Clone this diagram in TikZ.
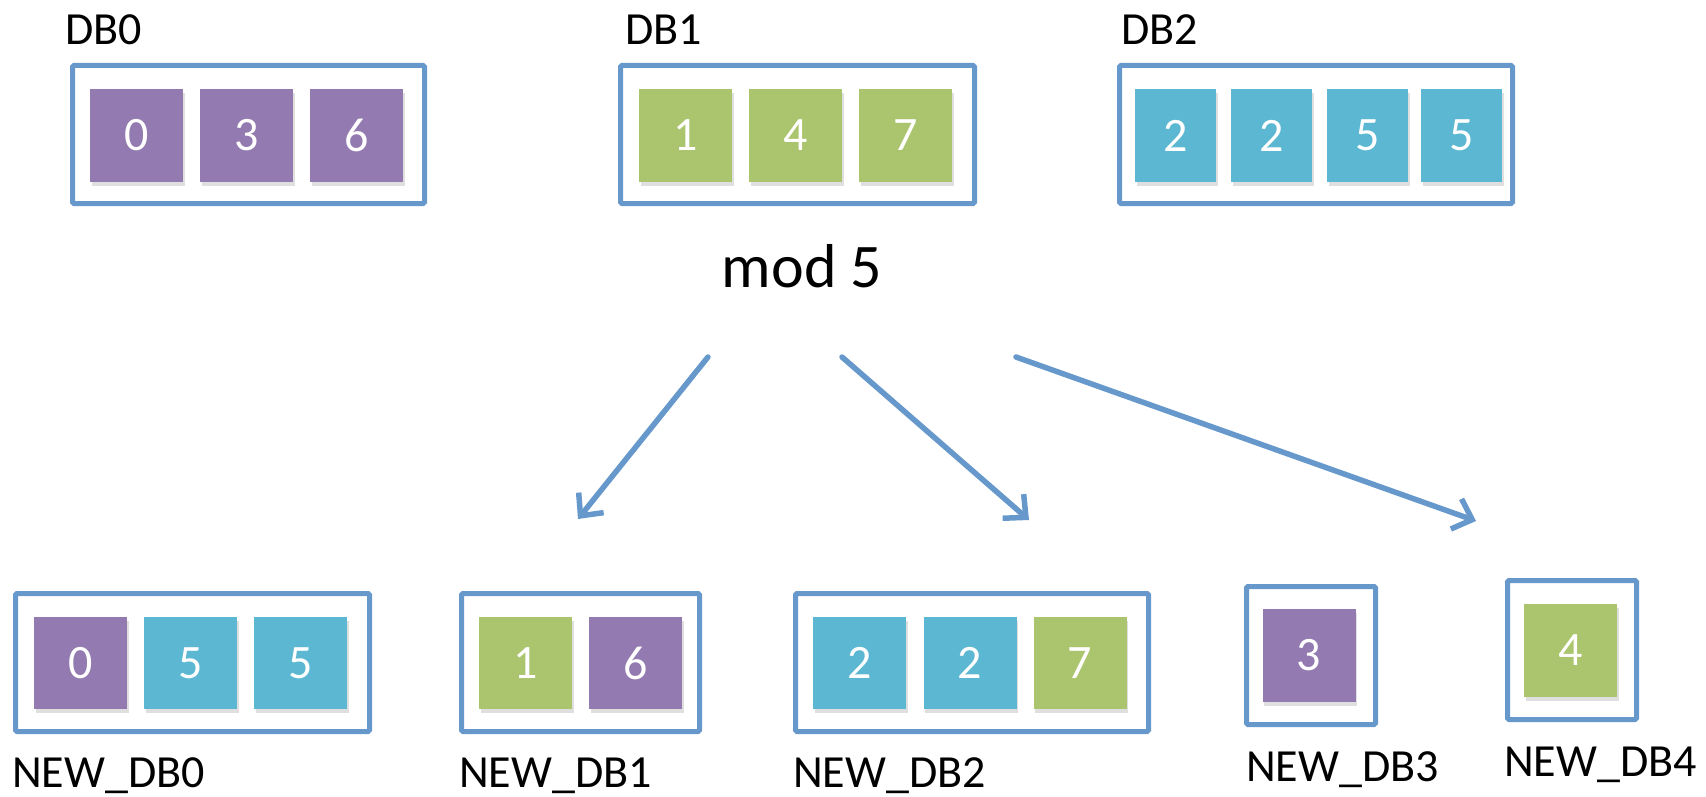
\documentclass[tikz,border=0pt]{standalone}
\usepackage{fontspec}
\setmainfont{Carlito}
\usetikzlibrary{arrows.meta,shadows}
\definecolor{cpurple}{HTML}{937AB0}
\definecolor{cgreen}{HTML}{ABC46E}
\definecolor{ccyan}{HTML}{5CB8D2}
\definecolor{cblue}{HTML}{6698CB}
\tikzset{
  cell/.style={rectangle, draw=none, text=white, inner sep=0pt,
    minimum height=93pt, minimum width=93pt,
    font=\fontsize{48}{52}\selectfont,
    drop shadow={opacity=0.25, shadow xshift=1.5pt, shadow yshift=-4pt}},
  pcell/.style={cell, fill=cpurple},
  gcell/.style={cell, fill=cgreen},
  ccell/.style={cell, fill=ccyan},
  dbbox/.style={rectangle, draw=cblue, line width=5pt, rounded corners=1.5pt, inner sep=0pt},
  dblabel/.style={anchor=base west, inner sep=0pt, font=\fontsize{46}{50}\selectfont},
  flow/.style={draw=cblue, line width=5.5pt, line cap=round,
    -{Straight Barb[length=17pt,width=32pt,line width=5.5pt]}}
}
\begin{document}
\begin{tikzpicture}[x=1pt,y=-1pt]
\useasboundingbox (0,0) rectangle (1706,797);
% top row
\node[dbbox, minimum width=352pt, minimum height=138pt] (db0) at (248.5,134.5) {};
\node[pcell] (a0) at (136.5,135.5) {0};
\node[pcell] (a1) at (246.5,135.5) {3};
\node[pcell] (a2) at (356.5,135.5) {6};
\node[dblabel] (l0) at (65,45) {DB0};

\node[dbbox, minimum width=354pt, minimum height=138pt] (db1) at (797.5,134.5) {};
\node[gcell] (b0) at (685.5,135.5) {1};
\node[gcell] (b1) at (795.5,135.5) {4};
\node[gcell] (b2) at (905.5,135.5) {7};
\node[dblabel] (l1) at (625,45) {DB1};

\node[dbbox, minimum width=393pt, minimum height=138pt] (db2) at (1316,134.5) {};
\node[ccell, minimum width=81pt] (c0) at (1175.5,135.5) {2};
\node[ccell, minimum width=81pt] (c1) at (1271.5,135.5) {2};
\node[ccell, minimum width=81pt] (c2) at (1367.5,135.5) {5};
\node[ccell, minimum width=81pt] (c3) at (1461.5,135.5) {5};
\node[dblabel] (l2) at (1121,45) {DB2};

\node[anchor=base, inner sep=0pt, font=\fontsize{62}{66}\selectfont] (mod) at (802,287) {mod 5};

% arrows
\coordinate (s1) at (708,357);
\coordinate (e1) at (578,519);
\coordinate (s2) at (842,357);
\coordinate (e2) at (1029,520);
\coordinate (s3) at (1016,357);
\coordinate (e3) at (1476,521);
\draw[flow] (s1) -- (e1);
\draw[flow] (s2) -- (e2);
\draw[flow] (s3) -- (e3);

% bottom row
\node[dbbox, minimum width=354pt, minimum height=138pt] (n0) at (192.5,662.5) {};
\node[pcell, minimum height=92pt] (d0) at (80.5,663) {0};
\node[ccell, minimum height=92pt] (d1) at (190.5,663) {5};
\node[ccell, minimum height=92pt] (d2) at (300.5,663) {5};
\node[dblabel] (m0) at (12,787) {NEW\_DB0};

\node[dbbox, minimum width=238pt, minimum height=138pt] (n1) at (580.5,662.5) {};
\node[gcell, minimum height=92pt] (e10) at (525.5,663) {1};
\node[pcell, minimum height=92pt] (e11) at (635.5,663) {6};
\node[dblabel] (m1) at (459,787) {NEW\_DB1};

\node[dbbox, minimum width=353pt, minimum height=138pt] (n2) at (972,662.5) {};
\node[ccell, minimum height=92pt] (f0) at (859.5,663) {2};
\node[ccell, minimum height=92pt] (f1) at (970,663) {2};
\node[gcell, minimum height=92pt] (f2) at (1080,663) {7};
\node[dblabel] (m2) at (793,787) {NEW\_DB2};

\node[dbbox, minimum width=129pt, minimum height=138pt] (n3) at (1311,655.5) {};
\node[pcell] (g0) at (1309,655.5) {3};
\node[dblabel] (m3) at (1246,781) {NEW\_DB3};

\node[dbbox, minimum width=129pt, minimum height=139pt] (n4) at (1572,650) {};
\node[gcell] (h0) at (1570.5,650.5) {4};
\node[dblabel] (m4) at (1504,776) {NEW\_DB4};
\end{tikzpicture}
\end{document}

*Given task*
Omit every picture, then repeat the remaining data exactly as it appears above.

*Solution to this task*
Clone this diagram in TikZ.
\documentclass[tikz,border=0pt]{standalone}
\usepackage{fontspec}
\setmainfont{Carlito}
\usetikzlibrary{arrows.meta,shadows}
\definecolor{cpurple}{HTML}{937AB0}
\definecolor{cgreen}{HTML}{ABC46E}
\definecolor{ccyan}{HTML}{5CB8D2}
\definecolor{cblue}{HTML}{6698CB}
\tikzset{
  cell/.style={rectangle, draw=none, text=white, inner sep=0pt,
    minimum height=93pt, minimum width=93pt,
    font=\fontsize{48}{52}\selectfont,
    drop shadow={opacity=0.25, shadow xshift=1.5pt, shadow yshift=-4pt}},
  pcell/.style={cell, fill=cpurple},
  gcell/.style={cell, fill=cgreen},
  ccell/.style={cell, fill=ccyan},
  dbbox/.style={rectangle, draw=cblue, line width=5pt, rounded corners=1.5pt, inner sep=0pt},
  dblabel/.style={anchor=base west, inner sep=0pt, font=\fontsize{46}{50}\selectfont},
  flow/.style={draw=cblue, line width=5.5pt, line cap=round,
    -{Straight Barb[length=17pt,width=32pt,line width=5.5pt]}}
}
\begin{document}
\begin{tikzpicture}[x=1pt,y=-1pt]
\useasboundingbox (0,0) rectangle (1706,797);
% top row
\node[dbbox, minimum width=352pt, minimum height=138pt] (db0) at (248.5,134.5) {};
\node[pcell] (a0) at (136.5,135.5) {0};
\node[pcell] (a1) at (246.5,135.5) {3};
\node[pcell] (a2) at (356.5,135.5) {6};
\node[dblabel] (l0) at (65,45) {DB0};

\node[dbbox, minimum width=354pt, minimum height=138pt] (db1) at (797.5,134.5) {};
\node[gcell] (b0) at (685.5,135.5) {1};
\node[gcell] (b1) at (795.5,135.5) {4};
\node[gcell] (b2) at (905.5,135.5) {7};
\node[dblabel] (l1) at (625,45) {DB1};

\node[dbbox, minimum width=393pt, minimum height=138pt] (db2) at (1316,134.5) {};
\node[ccell, minimum width=81pt] (c0) at (1175.5,135.5) {2};
\node[ccell, minimum width=81pt] (c1) at (1271.5,135.5) {2};
\node[ccell, minimum width=81pt] (c2) at (1367.5,135.5) {5};
\node[ccell, minimum width=81pt] (c3) at (1461.5,135.5) {5};
\node[dblabel] (l2) at (1121,45) {DB2};

\node[anchor=base, inner sep=0pt, font=\fontsize{62}{66}\selectfont] (mod) at (802,287) {mod 5};

% arrows
\coordinate (s1) at (708,357);
\coordinate (e1) at (578,519);
\coordinate (s2) at (842,357);
\coordinate (e2) at (1029,520);
\coordinate (s3) at (1016,357);
\coordinate (e3) at (1476,521);
\draw[flow] (s1) -- (e1);
\draw[flow] (s2) -- (e2);
\draw[flow] (s3) -- (e3);

% bottom row
\node[dbbox, minimum width=354pt, minimum height=138pt] (n0) at (192.5,662.5) {};
\node[pcell, minimum height=92pt] (d0) at (80.5,663) {0};
\node[ccell, minimum height=92pt] (d1) at (190.5,663) {5};
\node[ccell, minimum height=92pt] (d2) at (300.5,663) {5};
\node[dblabel] (m0) at (12,787) {NEW\_DB0};

\node[dbbox, minimum width=238pt, minimum height=138pt] (n1) at (580.5,662.5) {};
\node[gcell, minimum height=92pt] (e10) at (525.5,663) {1};
\node[pcell, minimum height=92pt] (e11) at (635.5,663) {6};
\node[dblabel] (m1) at (459,787) {NEW\_DB1};

\node[dbbox, minimum width=353pt, minimum height=138pt] (n2) at (972,662.5) {};
\node[ccell, minimum height=92pt] (f0) at (859.5,663) {2};
\node[ccell, minimum height=92pt] (f1) at (970,663) {2};
\node[gcell, minimum height=92pt] (f2) at (1080,663) {7};
\node[dblabel] (m2) at (793,787) {NEW\_DB2};

\node[dbbox, minimum width=129pt, minimum height=138pt] (n3) at (1311,655.5) {};
\node[pcell] (g0) at (1309,655.5) {3};
\node[dblabel] (m3) at (1246,781) {NEW\_DB3};

\node[dbbox, minimum width=129pt, minimum height=139pt] (n4) at (1572,650) {};
\node[gcell] (h0) at (1570.5,650.5) {4};
\node[dblabel] (m4) at (1504,776) {NEW\_DB4};
\end{tikzpicture}
\end{document}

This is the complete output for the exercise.